Viewed as art, patterns with symmetry and symmetry-breaking are interesting for they delight as they confound. Symmetry in nature is always approximate. In the man-made world, patterns that rely on strict symmetry are boring. This is true not only for the viewer, but also for the maker (see WASHBURN and CROWE, 1988). Through the analysis of symmetry and symmetry-breaking in Oriental carpets, I feel that I have gotten closer to the minds of the makers - they were never bored! While symmetry may be a constraint in pattern-making, symmetry-breaking in art may fall on the side of choice.

The process of weaving a carpet, knot by knot, results in a fascinating relationship between numbers and patterns that is logical, predictable, and mathematically based. These relationships are inherent to the temporal processes of pattern formation. Both arithmetic and geometry are at once present, operating conjointly. They may be ignored on the part of the weaver, or played with purposefully to draw out inherent ambiguities in patterns. The grid of knots, side by side and above one another, is predicated upon the underlying interlacing of warp and weft. But the placement of color in repeated sequences thus sets up a series of relationships of corresponding points such that a plane pattern is established in which circles and centers are implied theoretically by the layout of the pattern (ALEXANDER, 1993). Rug-weaving is at once a unitary process, accomplished knot by knot, and a systemic process that results in a multiplicity of patterns effected by choice on the part of the weaver. While patterns in nature result from forces and constraints, patterns in rugs are the result of choices and constraints. Symmetry offers possibilities for the weavers, which are at once choices and constraints. While the possibilities for the composition of a design are limitless, once a weaver chooses to manipulate that design to create a pattern, the laws of symmetry limit those possibilities (see STEVENS, 1981). Patterns are restricted by the laws of symmetry - unless they are broken.

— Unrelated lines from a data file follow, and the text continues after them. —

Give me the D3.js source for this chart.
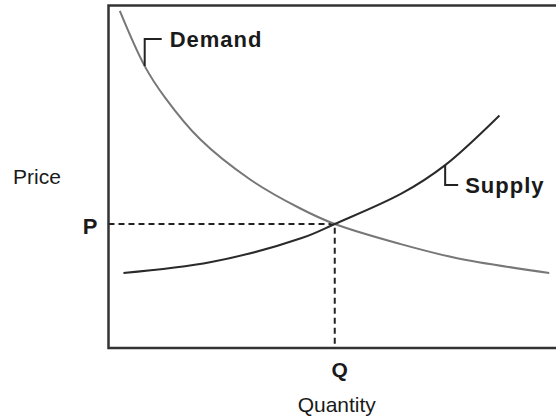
<!DOCTYPE html>
<html>
<head>
<meta charset="utf-8">
<script src="https://cdn.jsdelivr.net/npm/d3@7"></script>
<style>
  body { margin: 0; background: #fff; }
  svg { display: block; font-family: "Liberation Sans", Arial, sans-serif; }
</style>
</head>
<body>
<div id="chart-area"></div>
<script>
const W = 556, H = 417;

// demand and supply curves (quantity, price)
const demandQ = [0.25, 0.80, 1.25, 2.02, 3.13, 4.23, 5.0, 6.44, 7.68, 9.74];
const demandP = [9.84, 8.23, 7.31, 6.10, 4.92, 4.08, 3.62, 3.04, 2.63, 2.19];
const supplyQ = [0.33, 2.27, 4.27, 5.0, 6.49, 7.44, 8.64];
const supplyP = [2.19, 2.51, 3.21, 3.62, 4.52, 5.34, 6.79];
const equilibrium = { q: 5.0, p: 3.62 };
const labels = { demand: "Demand", supply: "Supply", price: "Price", quantity: "Quantity", p: "P", q: "Q" };

const demand = demandQ.map((q, i) => ({ q, p: demandP[i] }));
const supply = supplyQ.map((q, i) => ({ q, p: supplyP[i] }));

const svg = d3.select("#chart-area")
  .append("svg")
    .attr("width", W)
    .attr("height", H);

const x = d3.scaleLinear().domain([0, 10]).range([108.5, 561]);
const y = d3.scaleLinear().domain([0, 10]).range([348, 5.5]);

const line = d3.line()
  .x(d => x(d.q))
  .y(d => y(d.p))
  .curve(d3.curveCatmullRom.alpha(0.5));

// frame (open on the right, runs off the picture)
svg.append("path")
  .attr("d", `M${W + 5},${y(10)} H${x(0)} V${y(0)} H${W + 5}`)
  .attr("fill", "none")
  .attr("stroke", "#333")
  .attr("stroke-width", 2.5);

// dashed guides to the equilibrium
svg.append("path")
  .attr("d", `M${x(0)},${y(equilibrium.p)} H${x(equilibrium.q)} V${y(0)}`)
  .attr("fill", "none")
  .attr("stroke", "#222")
  .attr("stroke-width", 2)
  .attr("stroke-dasharray", "6,4");

svg.append("path")
  .datum(demand)
  .attr("d", line)
  .attr("fill", "none")
  .attr("stroke", "#777")
  .attr("stroke-width", 2);

svg.append("path")
  .datum(supply)
  .attr("d", line)
  .attr("fill", "none")
  .attr("stroke", "#2a2a2a")
  .attr("stroke-width", 2);

// label brackets
const dA = demand[1], sA = supply[5];
svg.append("path")
  .attr("d", `M${x(dA.q)},${y(dA.p)} V${y(dA.p) - 27} H${x(dA.q) + 17}`)
  .attr("fill", "none").attr("stroke", "#222").attr("stroke-width", 2);
svg.append("path")
  .attr("d", `M${x(sA.q)},${y(sA.p)} V${y(sA.p) + 20} H${x(sA.q) + 13}`)
  .attr("fill", "none").attr("stroke", "#222").attr("stroke-width", 2);

const text = (tx, ty, str, size, weight, anchor, ls) => svg.append("text")
  .attr("x", tx).attr("y", ty)
  .attr("text-anchor", anchor)
  .style("font-size", size + "px")
  .style("font-weight", weight)
  .style("letter-spacing", (ls || 0) + "px")
  .attr("fill", "#1a1a1a")
  .text(str);

text(x(dA.q) + 25, y(dA.p) - 19, labels.demand, 22, "bold", "start", 1);
text(x(sA.q) + 20, y(sA.p) + 28, labels.supply, 22, "bold", "start", 1);
text(13, 184, labels.price, 21, "normal", "start");
text(x(0) - 11, y(equilibrium.p) + 10, labels.p, 22, "bold", "end");
text(x(equilibrium.q) + 5, 377, labels.q, 21, "bold", "middle");
text(x(equilibrium.q) + 2, 412, labels.quantity, 21, "normal", "middle");
</script>
</body>
</html>
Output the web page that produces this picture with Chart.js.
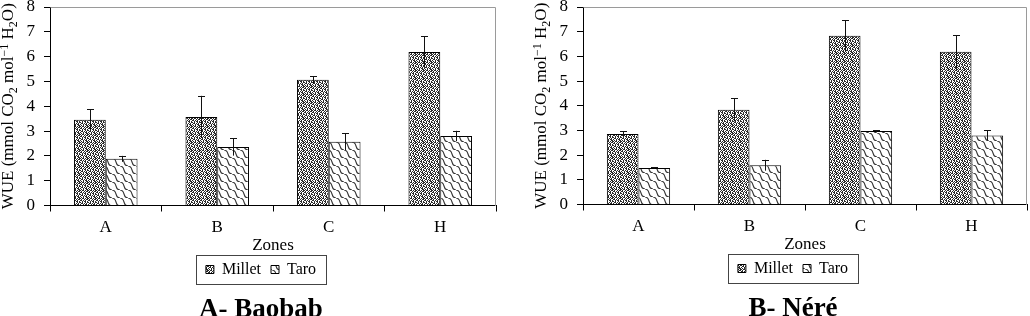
<!DOCTYPE html>
<html>
<head>
<meta charset="utf-8">
<script src="https://cdn.jsdelivr.net/npm/chart.js@4.4.1/dist/chart.umd.min.js"></script>
<style>
  html, body { margin: 0; padding: 0; background: #fff; overflow: hidden; }
  #wrap { position: relative; width: 1030px; height: 316px; overflow: hidden; }
  .box { position: absolute; width: 518px; height: 342px; }
</style>
</head>
<body>
<div id="wrap">
  <div class="box" style="left:0px; top:-18px"><canvas id="baobab"></canvas></div>
  <div class="box" style="left:533px; top:-19px"><canvas id="nere"></canvas></div>
</div>
<script>
// values
const zones = ['A', 'B', 'C', 'H'];
const yTicks = [0, 1, 2, 3, 4, 5, 6, 7, 8];

const baobabMillet = [3.46, 3.57, 5.07, 6.19];
const baobabMilletErr = [0.41, 0.85, 0.14, 0.64];
const baobabTaro = [1.88, 2.36, 2.57, 2.80];
const baobabTaroErr = [0.12, 0.35, 0.34, 0.21];

const nereMillet = [2.86, 3.84, 6.84, 6.19];
const nereMilletErr = [0.10, 0.47, 0.62, 0.66];
const nereTaro = [1.48, 1.59, 2.98, 2.80];
const nereTaroErr = [0.02, 0.22, 0.03, 0.20];

const serif = '"Liberation Serif", "Times New Roman", serif';
Chart.defaults.font.family = serif;
Chart.defaults.color = '#000';

// fill patterns, like the old excel hatches
function milletPattern() {
    const mask = [
        'X.XX.X.X',
        '.X..X.XX',
        'XX.X.X..',
        '..X.XX.X',
        'X.X..X.X',
        '.XX.X.X.',
        'X..X.XX.',
        '.X.X..XX'
    ];
    const c = document.createElement('canvas');
    c.width = 8; c.height = 8;
    const g = c.getContext('2d');
    g.fillStyle = '#fff';
    g.fillRect(0, 0, 8, 8);
    g.fillStyle = '#2a2a2a';
    mask.forEach((row, y) => {
        for (let x = 0; x < row.length; x++) {
            if (row[x] === 'X') g.fillRect(x, y, 1, 1);
        }
    });
    return g.createPattern(c, 'repeat');
}

function taroPattern() {
    const c = document.createElement('canvas');
    c.width = 8; c.height = 8;
    const g = c.getContext('2d');
    g.fillStyle = '#fff';
    g.fillRect(0, 0, 8, 8);
    g.strokeStyle = '#333';
    g.lineWidth = 1.1;
    g.beginPath();
    g.moveTo(0, 0);
    g.bezierCurveTo(6, 0, 2, 8, 8, 8);
    g.stroke();
    return g.createPattern(c, 'repeat');
}

const errorBars = {
    id: 'errorBars',
    afterDatasetsDraw(chart, args, opts) {
        const ctx = chart.ctx;
        const y = chart.scales.y;
        ctx.save();
        ctx.strokeStyle = '#111';
        ctx.lineWidth = 1;
        chart.data.datasets.forEach((ds, i) => {
            const errs = opts.errors[i];
            chart.getDatasetMeta(i).data.forEach((bar, j) => {
                const v = ds.data[j];
                const x = Math.round(bar.x) + 0.5;
                const top = y.getPixelForValue(v + errs[j]);
                const bot = y.getPixelForValue(v - errs[j]);
                ctx.beginPath();
                ctx.moveTo(x, bot);
                ctx.lineTo(x, top);
                ctx.moveTo(x - 3.5, Math.round(top) + 0.5);
                ctx.lineTo(x + 3.5, Math.round(top) + 0.5);
                ctx.stroke();
            });
        });
        ctx.restore();
    }
};

// grey frame on top/right of the plot area
const plotFrame = {
    id: 'plotFrame',
    beforeDatasetsDraw(chart) {
        const a = chart.chartArea;
        const ctx = chart.ctx;
        ctx.save();
        ctx.strokeStyle = '#9a9a9a';
        ctx.lineWidth = 1;
        ctx.beginPath();
        ctx.moveTo(Math.round(a.left) + 0.5, Math.round(a.top) + 0.5);
        ctx.lineTo(Math.round(a.right) - 0.5, Math.round(a.top) + 0.5);
        ctx.lineTo(Math.round(a.right) - 0.5, Math.round(a.bottom));
        ctx.stroke();
        ctx.restore();
    }
};

// y title with real sub/superscripts
const yTitle = {
    id: 'yTitle',
    afterDraw(chart, args, opts) {
        const ctx = chart.ctx;
        const a = chart.chartArea;
        const parts = [
            ['WUE (mmol CO', 0], ['2', 1], [' mol', 0], ['\u22121', -1],
            [' H', 0], ['2', 1], ['O)', 0]
        ];
        const big = '17px ' + serif, small = '12px ' + serif;
        ctx.save();
        let total = 0;
        parts.forEach(p => {
            ctx.font = p[1] ? small : big;
            total += ctx.measureText(p[0]).width;
        });
        ctx.translate(opts.x, (a.top + a.bottom) / 2);
        ctx.rotate(-Math.PI / 2);
        ctx.fillStyle = '#000';
        ctx.textBaseline = 'middle';
        let x = -total / 2;
        parts.forEach(p => {
            ctx.font = p[1] ? small : big;
            ctx.fillText(p[0], x, p[1] * 4.5);
            x += ctx.measureText(p[0]).width;
        });
        ctx.restore();
    }
};

// box round the legend
const legendFrame = {
    id: 'legendFrame',
    afterDraw(chart) {
        const hb = chart.legend.legendHitBoxes;
        if (!hb || !hb.length) return;
        const last = hb[hb.length - 1];
        const x0 = hb[0].left;
        const x1 = last.left + last.width;
        const cx = (x0 + x1) / 2;
        const w = (x1 - x0) + 20;
        const cy = hb[0].top + hb[0].height / 2;
        const ctx = chart.ctx;
        ctx.save();
        ctx.strokeStyle = '#444';
        ctx.lineWidth = 1;
        ctx.strokeRect(Math.round(cx - w / 2) + 0.5, Math.round(cy - 15) + 0.5, Math.round(w), 29);
        ctx.restore();
    }
};

function makeChart(id, title, millet, milletErr, taro, taroErr, padTop, padRight) {
    const ctx = document.getElementById(id).getContext('2d');
    return new Chart(ctx, {
        type: 'bar',
        data: {
            labels: zones,
            datasets: [
                {
                    label: 'Millet',
                    data: millet,
                    backgroundColor: milletPattern(),
                    borderColor: '#000',
                    borderWidth: 1,
                    barPercentage: 1,
                    categoryPercentage: 0.57
                },
                {
                    label: 'Taro',
                    data: taro,
                    backgroundColor: taroPattern(),
                    borderColor: '#000',
                    borderWidth: 1,
                    barPercentage: 1,
                    categoryPercentage: 0.57
                }
            ]
        },
        options: {
            responsive: false,
            animation: false,
            layout: { padding: { left: 26, right: padRight, top: padTop, bottom: 0 } },
            scales: {
                x: {
                    afterFit: axis => { axis.height = 46; },
                    grid: { drawOnChartArea: false, tickLength: 6, color: '#000', offset: true },
                    border: { color: '#000', width: 1 },
                    ticks: { font: { family: serif, size: 17, lineHeight: 1 }, padding: 8, color: '#000' },
                    title: { display: true, text: 'Zones', font: { family: serif, size: 17, lineHeight: 0.7 }, padding: 0, color: '#000' }
                },
                y: {
                    min: yTicks[0],
                    max: yTicks[yTicks.length - 1],
                    afterBuildTicks: axis => { axis.ticks = yTicks.map(v => ({ value: v })); },
                    afterFit: axis => { axis.width = 24; },
                    grid: { drawOnChartArea: false, tickLength: 6, color: '#000' },
                    border: { color: '#000', width: 1 },
                    ticks: { font: { family: serif, size: 17 }, padding: 9, color: '#000' }
                }
            },
            plugins: {
                legend: {
                    position: 'bottom',
                    labels: { boxWidth: 8, boxHeight: 8, font: { family: serif, size: 16 }, padding: 10, color: '#000' }
                },
                title: {
                    display: true,
                    position: 'bottom',
                    text: title,
                    font: { family: serif, size: 27, weight: 'bold', lineHeight: 1 },
                    padding: { top: 9.5, bottom: 0 },
                    color: '#000'
                },
                tooltip: { enabled: false },
                errorBars: { errors: [milletErr, taroErr] },
                yTitle: { x: 9 }
            }
        },
        plugins: [plotFrame, errorBars, yTitle, legendFrame]
    });
}

['baobab', 'nere'].forEach(id => {
    document.getElementById(id).width = 518;
    document.getElementById(id).height = 342;
});

makeChart('baobab', 'A- Baobab', baobabMillet, baobabMilletErr, baobabTaro, baobabTaroErr, 25, 22);
makeChart('nere', 'B- Néré', nereMillet, nereMilletErr, nereTaro, nereTaroErr, 26, 24);
</script>
</body>
</html>
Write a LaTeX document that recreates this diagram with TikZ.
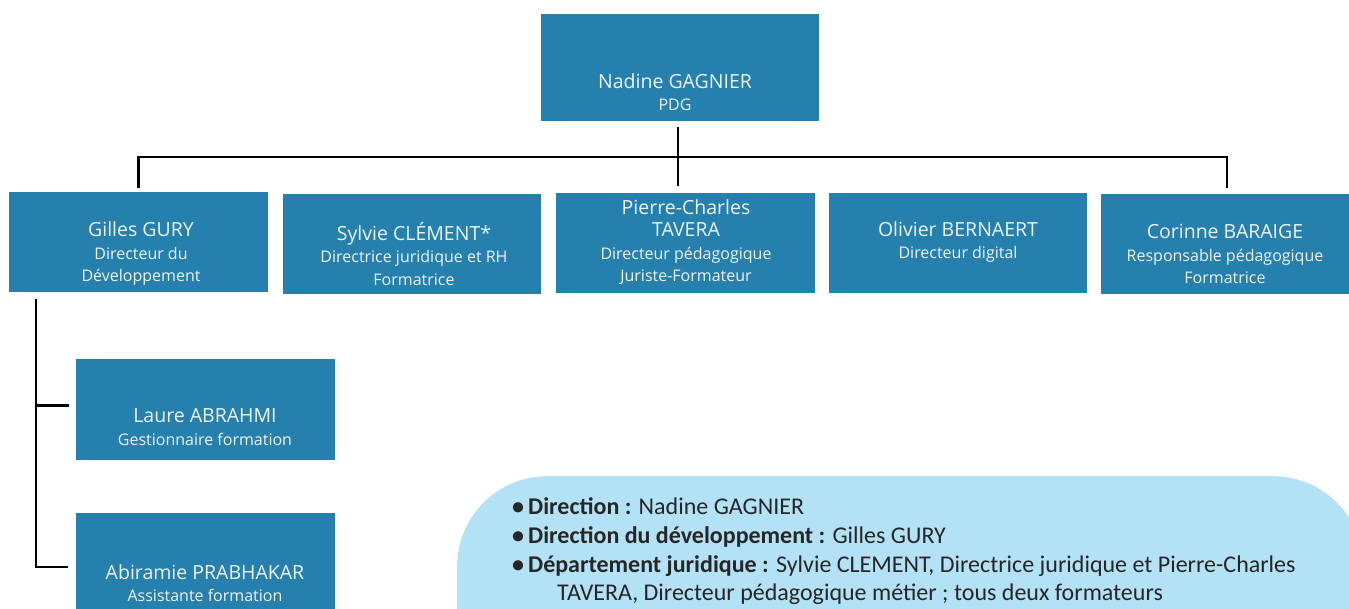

Although mathematicians treat symmetry as an ideal, in nature all symmetry is approximate. The study of patterns in Oriental carpets may lead one to suppose that in art, as in nature, it is in the approximation of symmetry, rather than in its precision, that beauty is to be found. These carpets attest to a high degree of human creativity and ingenuity, but I think they express a genuine appreciation of a beauty informed by form, pattern, and structure. The study of patterns and pattern formation in Oriental carpets provides insights into the nature of beauty, which relies upon the beauty of nature in the realm of human choice.

References

1. ALEXANDER, C. (1993) A Foreshadowing of 21st Century Art. The Color and Geometry of Very Early Turkish Carpets, New York and Oxford.
2. BEATTIE, M. H. (1983) On the making of carpets, in Eastern Carpet in the Western World (eds. D. King and D. Sylvester), Arts Council of Great Britain, London, pp. 106-109.
3. BIER, C. (1992) Elements of plane symmetry in Oriental carpets, The Textile Museum Journal, 31, 53-70.
4. BIER, C. (1996) Approaches to understanding Oriental carpets, Arts of Asia, 26/1, 66-81.
5. BIER, C. (1997) Symmetry and Pattern: The Art of Oriental Carpets, <http://forum.swarthmore.edu/geometry/rugs/> The Math Forum at Swarthmore College and The Textile Museum.
6. MEINHARDT, H. (1995) The Algorithmic Beauty of Sea Shells, Springer-Verlag, New York, Berlin, and Heidelberg.
7. STEVENS, P. S. (1981) Handbook of Regular Patterns: An Introduction to Symmetry in Two Dimensions, The MIT Press, Cambridge, MA and London.
8. WASHBURN, D. K. and CROWE, D. W. (1988) Symmetries of Culture: Theory and Practice of Plane Pattern Analysis, University of Washington Press, Seattle and London.